When someone tells you they'll do something in a jiffy, you understand roughly what they mean: soon, shortly, before long. It is the kind of promise that is more social lubricant than hard commitment. But jiffy, at least when used by scientists, actually has a technical definition (or rather, several of them, depending on who you ask).
The word has been in English since the middle of the 18th century as a casual term for a brief, unspecified moment. In many of the early uses it appears to have been used by sailors, or in a nautical setting.
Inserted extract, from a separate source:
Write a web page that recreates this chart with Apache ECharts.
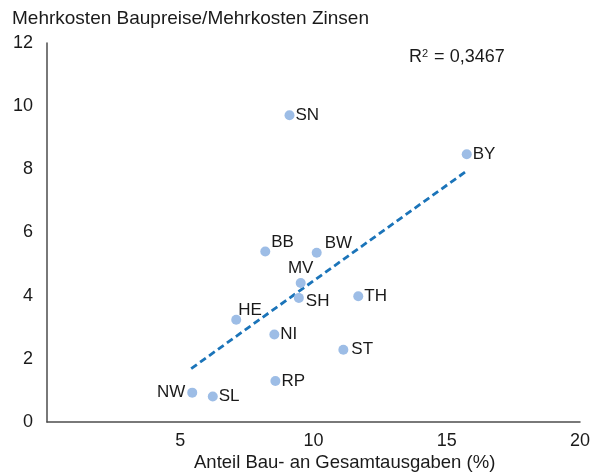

The first dictionary to make note of it was compiled by Francis Grose, who was known to have spent time in waterfront taverns in his attempts to capture the slang of the era.
Blast ‘em, I see I shall be unrigg’d in a jiffy, if I don’t close haul.
— Bartholomew Bourgeois, The Disappointed Coxcomb, 1765I no sooner give you leave to step upon the gunwale, than whip you are up at the Mast-head in a jiffy.
— The Times; or, a Fig for Invasion, 1797It will be done in a jeffy; it will be done in a short space of time, in an instant.
— Francis Grose, A Classical Dictionary of the Vulgar Tongue (3rd ed.), 1796
From the middle of the 18th century up until the middle of the 19th jiffy retained this sense of “a moment.” However, in recent years a variety of scientists have adopted the word as a specific unit of measurement.
Some physicists use jiffy to designate the time it takes light to travel one femtometer; this is one quadrillionth of a meter, a unit of measurement used for things smaller than atomic nuclei. If you find it difficult to picture how short this is, that is entirely the point. A jiffy in this sense is so vanishingly small that no human experience could be meaningfully described by it.
Electrical engineers, not to be outdone, adopted the word for their own purposes. In alternating current systems, a jiffy corresponds to the duration of a single cycle: roughly 1/60th of a second in North America, where AC power runs at 60 Hz. Computer scientists have used it too, though less consistently, to refer to intervals anywhere from one to ten milliseconds, depending on the operating system. The lack of consistency across (and within) disciplines is one of the reasons why we define this word as imprecisely as we do: “a very short period of time.”
There is something pleasant about the fact that jiffy, a word born in the slang of 18th-century sailors, ended up pressed into service by particle physicists and electrical engineers. The everyday speaker who promises to return in a jiffy is, without knowing it, invoking timescales that range from the subatomic to the vaguely brief. Whether that counts as scientific literacy or cheerful obliviousness probably depends on how quickly they actually come back.